En la serie Mad Men, Don Draper representa el
arquetipo del sujeto misterioso, cuyo pasado está pleno de vacíos e
inconsistencias. Lo que le da mayor fuerza es que estos espacios sin letra lo
envuelven constantemente en un halo de dramatismo. Alrededor de él se van tejiendo infinidad de historias
donde predomina lo no dicho, lo oculto, lo que los griegos denominaban lo
obsceno, esto es, aquello que está atrás de la escena que es esencial para su
desarrollo pero no debe ser mostrado. El desfile de personajes maravillosos de Mad Men que van desde los niños hasta
los ancianos, nos muestra que siempre que estamos con otra persona, hay
paralelamente esa otra vida.
Apasionantes e
inquietantes son las raíces de lo que decidimos mantener oculto y lo que
hacemos para lograrlo, representan soplos de libertad, la emancipación de toda
forma de vasallaje. Desde el niño que guarda un secreto hasta el torturado que
no delata a sus compañeros, la “otra vida” es el espacio de nuestra
autenticidad. Esto no está libre de conflictos, para muchas personas reservarse
ciertos aspectos de su historia les resulta muy complicado, en la tradición
católica se instauró el dispositivo de la confesión, precisamente por el poder
del binomio secreto-autonomía, bajo el argumento de “que aunque no lo confieses,
Dios sabe lo que has hecho, pero si lo confiesas igual y eres beneficiario de
su misericordia”, la educación católica condiciona para la culpa y la delación.
Guardar secretos,
la confidencialidad es un acto subversivo en la actualidad, en general, las personas ya no acuden a los confesionarios pero cumplen sus actos de contrición
en las redes sociales. Es por eso que el personaje de Don Draper, más allá de
su atractivo físico y talento, tiene tanto impacto, su capacidad de discreción
es casi sobrehumana, por experiencia propia sabe que lo más importante es lo
que sucede en este momento y que en el instante no necesariamente optamos por
las decisiones más sabias, pero estas decisiones tejen historias y las personas
estamos obsesionadas por dicho tejido, así que tenemos la tendencia a
buscar la relación causa-efecto,
aún con los riesgos que esto implica. Conocemos a una persona y queremos saber
de donde viene, quien ha sido, cuales son sus vínculos, a qué se dedica, y
mientras más claro sea todo esto, nos sentimos más tranquilos con respecto a
esa persona. Pero esto es pura ficción, puesto que todos tenemos esa “otra
vida” que reservamos y ocultamos tras la retórica acerca de lo que “realmente
somos”.
Las resacas contra
la reserva son el chisme y el rumor, que nacen de la inquietud por el
secretismo, nuestro cerebro es narrativo, de ahí nuestra tendencia al cierre de
historias y cuando no tenemos explicación le agregamos lo que creemos, lo que
imaginamos o sospechamos, casi siempre con la peor de las versiones. Aunque
todos tenemos nuestro acervo personal de indecibles, partimos del supuesto de
que quien pondera su información personal seguramente ha hecho algo vergonzoso
o ilegal. También ecualizamos la confianza a la ausencia de secretos, en una
relación íntima esperamos que no haya secretos, lo cual no solamente es
imposible, sino que es poco operativo. Dejemos de lado los actos, imagínense diciéndole
a su pareja absolutamente todas sus fantasías, si fuera así no habría parejas.

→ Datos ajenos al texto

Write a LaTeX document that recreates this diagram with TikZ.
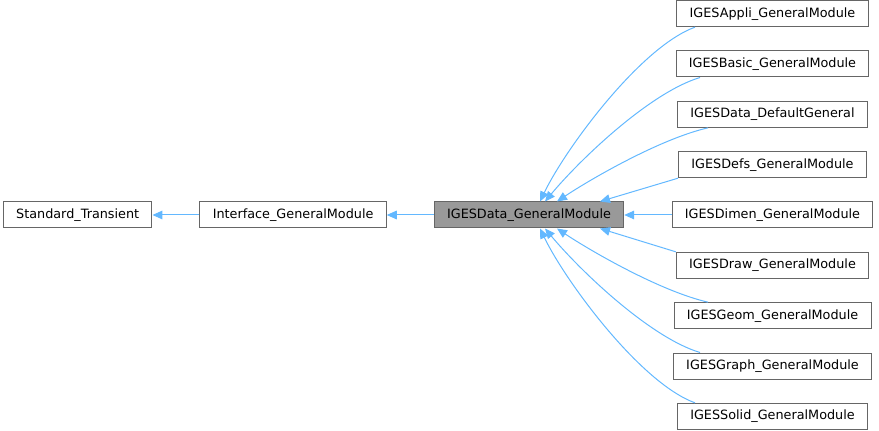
\documentclass[tikz,border=0pt]{standalone}
\usepackage{fontspec}
\setmainfont{DejaVu Sans}
\usetikzlibrary{arrows.meta, positioning, calc}

\definecolor{edgeblue}{HTML}{63B8FF}
\definecolor{boxline}{HTML}{666666}
\definecolor{genfill}{HTML}{999999}

\begin{document}
\begin{tikzpicture}[
    x=0.75pt, y=-0.75pt,
    node distance = 17.5pt and 35.25pt,
    font=\fontsize{9.6}{11}\selectfont,
    cls/.style = {draw=boxline, fill=white, line width=0.75pt, rectangle, minimum height=19.5pt, inner xsep=9.6pt, inner ysep=0pt},
    inh/.style = {draw=edgeblue, line width=0.75pt, -{Triangle[length=7.5pt, width=6.5pt]}}
]
\useasboundingbox (0,0) rectangle (879,431);

% =========================================================
% LEFT ROW: base classes
% =========================================================
\node[cls, fill=genfill] (gen) at (529,215) {IGESData\_GeneralModule};
\node[cls, left=of gen] (intf) {Interface\_GeneralModule};
\node[cls, left=of intf] (std) {Standard\_Transient};

% =========================================================
% RIGHT COLUMN: derived modules
% =========================================================
\node[cls] (dimen) at (772.5,215) {IGESDimen\_GeneralModule};
\node[cls, above=of dimen] (defs) {IGESDefs\_GeneralModule};
\node[cls, above=of defs] (defgen) {IGESData\_DefaultGeneral};
\node[cls, above=of defgen] (basic) {IGESBasic\_GeneralModule};
\node[cls, above=of basic] (appli) {IGESAppli\_GeneralModule};
\node[cls, below=of dimen] (drw) {IGESDraw\_GeneralModule};
\node[cls, below=of drw] (geom) {IGESGeom\_GeneralModule};
\node[cls, below=of geom] (graph) {IGESGraph\_GeneralModule};
\node[cls, below=of graph] (solid) {IGESSolid\_GeneralModule};

% =========================================================
% WIRING: base chain
% =========================================================
\draw[inh] (intf.west) -- (std.east);
\draw[inh] (gen.west) -- (intf.east);

% =========================================================
% WIRING: upper children into top of gen
% =========================================================
\draw[inh] ($(appli.south)+(-77.5,0)$) .. controls +(-55,20) and +(25,-52) .. ($(gen.north)+(11,0)$);
\draw[inh] ($(basic.south)+(-72.5,0)$) .. controls +(-50,15) and +(35,-42) .. ($(gen.north)+(16,0)$);
\draw[inh] ($(defgen.south)+(-64.5,0)$) .. controls +(-48,11) and +(33,-22) .. ($(gen.north)+(28,0)$);
\draw[inh] (defs.south west) -- ($(gen.north)+(71,0)$);
\draw[inh] (dimen.west) -- (gen.east);

% =========================================================
% WIRING: lower children into bottom of gen
% =========================================================
\draw[inh] (drw.north west) -- ($(gen.south)+(71,0)$);
\draw[inh] ($(geom.north)+(-64.5,0)$) .. controls +(-48,-11) and +(33,22) .. ($(gen.south)+(28,0)$);
\draw[inh] ($(graph.north)+(-72.5,0)$) .. controls +(-50,-15) and +(35,42) .. ($(gen.south)+(16,0)$);
\draw[inh] ($(solid.north)+(-77.5,0)$) .. controls +(-55,-20) and +(25,52) .. ($(gen.south)+(11,0)$);

\end{tikzpicture}
\end{document}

Se aplica también con amigas y amigos, nos sentimos excluidos si se guardan
alguna información personal, lo experimentamos como una pérdida de valía en la
vida de dicha persona.
La confianza no
tendría que estar sostenida en la información, además los datos pueden ser
manipulados u omitidos parcial o totalmente, la confianza es un acuerdo de
convivencia entre dos o más personas
donde se asume que cada una de las partes se cuidará de no causar daño a
las otras. Si es una pareja, se acordarán los derechos y los límites en la
relación, en un vínculo profesional habrá colaboración, confidencialidad y
ética, en fin, quizá la lealtad y la confianza son compañeras inseparables.
Cada vínculo tiene su historia y por tanto sus secretos, conservarlos es
mantener el brillo que esa relación tuvo o tiene, según sea el caso. Desear
saber todo sobre otro es buscar su posesión, es una expectativa de fusión.
Mientras escribo
estas líneas hago búsquedas musicales en YouTube, la nube creada por los
algoritmos me trajo vientos con el tema principal de la película El Padrino (The Godfather) y con la música
retornó a mi memoria una frase clásica de Don Vito Corleone, representado
espléndidamente por Marlon Brando: Cada
hombre tiene su propio destino. Así sea.